[Rows from a dataset of charts and code]
* Begin *
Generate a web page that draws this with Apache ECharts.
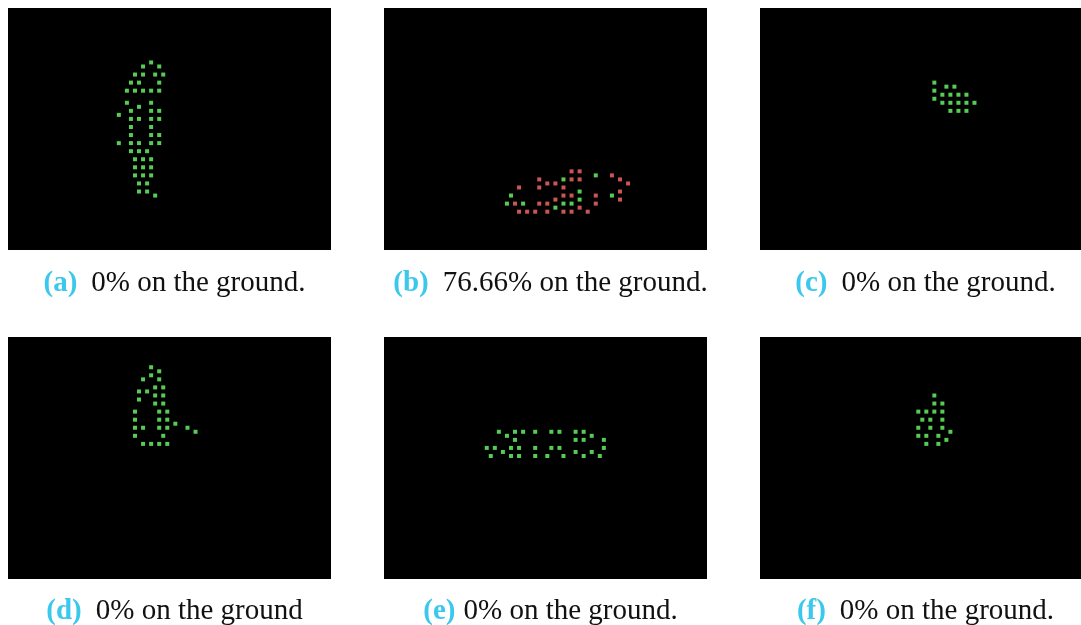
<!DOCTYPE html>
<html><head><meta charset="utf-8">
<script src="https://cdn.jsdelivr.net/npm/echarts@6/dist/echarts.min.js"></script>
<style>html,body{margin:0;padding:0;background:#fff}#c{width:1081px;height:625px}</style>
</head><body><div id="c"></div>
<script>
// Occupancy grid is 80 columns x 60 rows; points are [column, row] (row counted from top)
const panelLabels = ['(a)', '(b)', '(c)', '(d)', '(e)', '(f)'];
const panelCaptions = ['0% on the ground.', '76.66% on the ground.', '0% on the ground.',
                       '0% on the ground', '0% on the ground.', '0% on the ground.'];

const aGreen = [[35,13],[33,14],[37,14],[31,16],[33,16],[36,16],[38,16],[30,18],[32,18],[37,18],
  [29,20],[31,20],[33,20],[35,20],[37,20],[29,23],[35,23],[32,24],[30,25],[35,25],[37,25],[27,26],
  [30,27],[32,27],[35,27],[37,27],[30,29],[35,29],[30,31],[35,31],[37,31],[27,33],[30,33],[32,33],
  [35,33],[37,33],[30,35],[32,35],[34,35],[31,37],[33,37],[35,37],[31,39],[33,39],[35,39],[31,41],
  [33,41],[35,41],[32,43],[34,43],[32,45],[34,45],[36,46]];
const aRed = [];

const bGreen = [[44,42],[52,41],[31,46],[30,48],[34,48],[44,48],[42,49],[48,45],[56,46],[48,47],[46,48]];
const bRed = [[38,42],[40,43],[42,43],[33,44],[38,44],[44,44],[44,46],[42,47],[32,48],[38,48],[40,48],
  [33,50],[35,50],[37,50],[40,50],[44,50],[46,40],[48,40],[56,41],[46,42],[48,42],[58,42],[60,43],
  [58,45],[46,46],[52,46],[58,47],[52,48],[48,49],[46,50],[50,50]];

const cGreen = [[43,18],[46,19],[48,19],[43,20],[45,21],[47,21],[49,21],[51,21],[43,22],[45,23],[47,23],
  [49,23],[51,23],[53,23],[47,25],[49,25],[51,25]];
const cRed = [];

const dGreen = [[35,7],[37,8],[35,9],[33,10],[37,10],[36,12],[38,12],[32,13],[34,13],[36,14],[38,14],
  [32,15],[36,16],[38,16],[31,18],[37,18],[39,18],[31,20],[37,20],[39,20],[41,21],[31,22],[33,22],
  [37,22],[39,22],[44,22],[46,23],[31,24],[38,24],[33,26],[35,26],[37,26],[39,26]];
const dRed = [];

const eGreen = [[28,23],[32,23],[34,23],[37,23],[41,23],[43,23],[47,23],[49,23],[30,24],[51,24],
  [32,25],[47,25],[49,25],[54,25],[25,27],[27,27],[31,27],[33,27],[37,27],[41,27],[43,27],[54,27],
  [29,28],[47,28],[51,28],[26,29],[31,29],[33,29],[37,29],[40,29],[44,29],[49,29],[53,29]];
const eRed = [];

const fGreen = [[43,14],[43,16],[45,16],[39,18],[41,18],[43,18],[45,18],[40,20],[42,20],[45,20],
  [39,22],[42,22],[45,22],[47,23],[39,24],[41,24],[44,24],[46,25],[41,26],[44,26]];
const fRed = [];

const greens = [aGreen, bGreen, cGreen, dGreen, eGreen, fGreen];
const reds = [aRed, bRed, cRed, dRed, eRed, fRed];

// layout (styling, not data)
const colLeft = [8, 384, 760], colWidth = [323, 323, 321];
const rowTop = [8, 337], panelH = 242;
const capTop = [264, 592];
const labelGap = [14, 14, 14, 14, 8, 14];

const chart = echarts.init(document.getElementById('c'), null, {renderer: 'canvas'});
const grid = [], xAxis = [], yAxis = [], series = [], title = [];
for (let i = 0; i < 6; i++) {
  const r = Math.floor(i / 3), c = i % 3;
  grid.push({left: colLeft[c], top: rowTop[r], width: colWidth[c], height: panelH,
    show: true, backgroundColor: '#000', borderWidth: 0, containLabel: false});
  xAxis.push({gridIndex: i, type: 'value', min: -0.45, max: 79.55, show: false});
  yAxis.push({gridIndex: i, type: 'value', min: -0.5, max: 59.5, inverse: true, show: false});
  series.push({type: 'scatter', xAxisIndex: i, yAxisIndex: i, symbol: 'rect', symbolSize: 4,
    itemStyle: {color: '#6cff6c'}, data: greens[i], silent: true});
  series.push({type: 'scatter', xAxisIndex: i, yAxisIndex: i, symbol: 'rect', symbolSize: 4,
    itemStyle: {color: '#ff6a6a'}, data: reds[i], silent: true});
  title.push({
    text: '{l|' + panelLabels[i] + '}{t|' + panelCaptions[i] + '}',
    left: colLeft[c] + colWidth[c] / 2, top: capTop[r], textAlign: 'center',
    textStyle: {
      fontWeight: 'normal',
      rich: {
        l: {fontFamily: 'Liberation Serif', fontWeight: 'bold', fontSize: 29, color: '#3cc8ec',
            padding: [0, labelGap[i], 0, 0]},
        t: {fontFamily: 'Liberation Serif', fontWeight: 'normal', fontSize: 29, color: '#111'}
      }
    }
  });
}
chart.setOption({animation: false, backgroundColor: '#fff', grid, xAxis, yAxis, series, title});
</script>
</body></html>
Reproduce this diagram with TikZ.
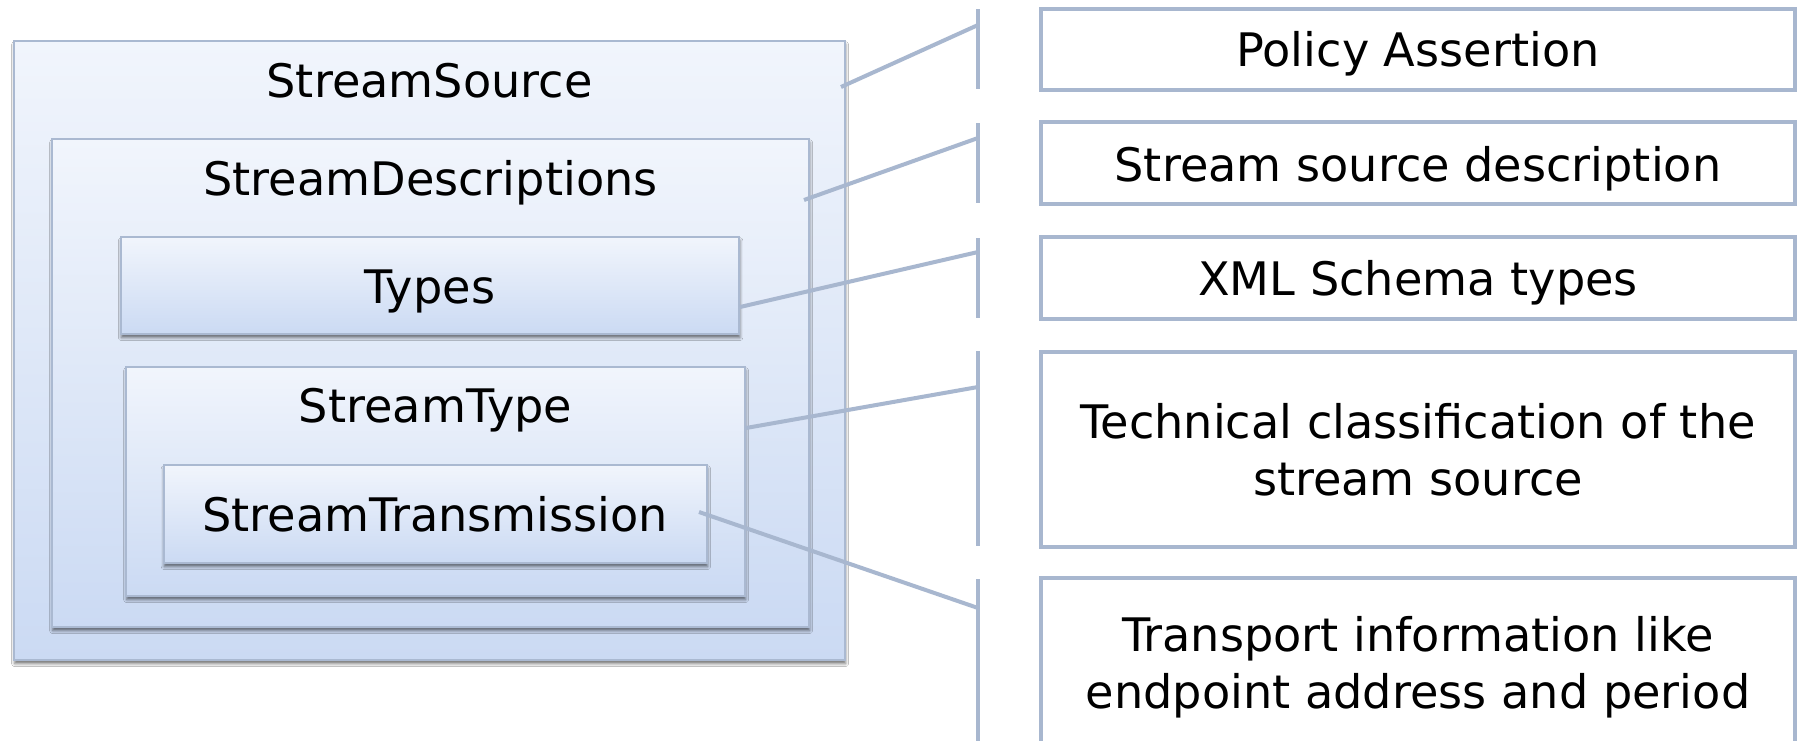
\documentclass[tikz,border=0pt]{standalone}
\usepackage{fontspec}
\setmainfont{DejaVu Sans}
\usetikzlibrary{shadows.blur}
\definecolor{linecol}{RGB}{168,183,207}
\definecolor{boxtop}{RGB}{241,245,252}
\definecolor{boxbot}{RGB}{203,218,243}
\definecolor{boxedge}{RGB}{170,185,209}
\begin{document}
\begin{tikzpicture}[x=0.5pt,y=-0.5pt,
  nest/.style={draw=boxedge, line width=1pt, top color=boxtop, bottom color=boxbot, inner sep=0pt,
    blur shadow={shadow xshift=0.3pt, shadow yshift=-1.8pt, shadow blur radius=1.5pt, shadow opacity=55}},
  note/.style={draw=linecol, line width=2pt, fill=white, inner sep=0pt},
  lbl/.style={font=\fontsize{23.1}{28.5}\selectfont, inner sep=0pt},
  conn/.style={draw=linecol, line width=2pt},
]
\useasboundingbox (0,0) rectangle (1801,740);
\clip (0,0) rectangle (1801,740);
\fill[white] (0,0) rectangle (1801,740);

% nested boxes
\node[nest, minimum width=415.5pt, minimum height=309.5pt] (ss) at (429.5,350.5) {};
\node[lbl, anchor=base] (tss) at (429.5,97.7) {StreamSource};
\node[nest, minimum width=378.5pt, minimum height=244pt] (sd) at (430.5,383) {};
\node[lbl, anchor=base] (tsd) at (430.5,195) {StreamDescriptions};
\node[nest, minimum width=309.25pt, minimum height=48.5pt] (ty) at (430,285.5) {};
\node[lbl, anchor=base] (tty) at (430,303) {Types};
\node[nest, minimum width=309.5pt, minimum height=114.5pt] (st) at (435.5,481.5) {};
\node[lbl, anchor=base] (tst) at (435.5,422.7) {StreamType};
\node[nest, minimum width=271.7pt, minimum height=49pt] (tr) at (435.3,514) {};
\node[lbl, anchor=base] (ttr) at (435.3,531.7) {StreamTransmission};

% vertical bracket lines
\coordinate (v1a) at (978,9);   \coordinate (v1b) at (978,89);
\coordinate (v2a) at (978,123); \coordinate (v2b) at (978,203);
\coordinate (v3a) at (978,238); \coordinate (v3b) at (978,318);
\coordinate (v4a) at (978,351); \coordinate (v4b) at (978,546);
\coordinate (v5a) at (978,579); \coordinate (v5b) at (978,745);
\foreach \i in {1,...,5} {\draw[conn] (v\i a) -- (v\i b);}

% connectors
\coordinate (s1) at (841,87);  \coordinate (e1) at (978,25);
\coordinate (s2) at (804,200); \coordinate (e2) at (978,138);
\coordinate (s3) at (740,307); \coordinate (e3) at (978,252);
\coordinate (s4) at (746,428); \coordinate (e4) at (978,387);
\coordinate (s5) at (699,512); \coordinate (e5) at (978,608);
\foreach \i in {1,...,5} {\draw[conn] (s\i) -- (e\i);}

% right boxes
\node[note, minimum width=377pt, minimum height=40.5pt] (r1) at (1418,49.5) {};
\node[lbl, anchor=base] (t1) at (1418,66.7) {Policy Assertion};
\node[note, minimum width=377pt, minimum height=41pt] (r2) at (1418,163) {};
\node[lbl, anchor=base] (t2) at (1418,181) {Stream source description};
\node[note, minimum width=377pt, minimum height=41pt] (r3) at (1418,278) {};
\node[lbl, anchor=base] (t3) at (1418,295) {XML Schema types};
\node[note, minimum width=377pt, minimum height=97.5pt] (r4) at (1418,449.5) {};
\node[lbl, align=center] (t4) at (1418,449.5) {Technical classification of the\\stream source};
\node[note, minimum width=377pt, minimum height=87pt] (r5) at (1418,665) {};
\node[lbl, align=center] (t5) at (1418,666.8) {Transport information like\\endpoint address and period};
\end{tikzpicture}
\end{document}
* End *
Given instruction: Search the entries for the word "with" and copy every line that has it.

Task answer:
Generate a web page that draws this with Apache ECharts.
Reproduce this diagram with TikZ.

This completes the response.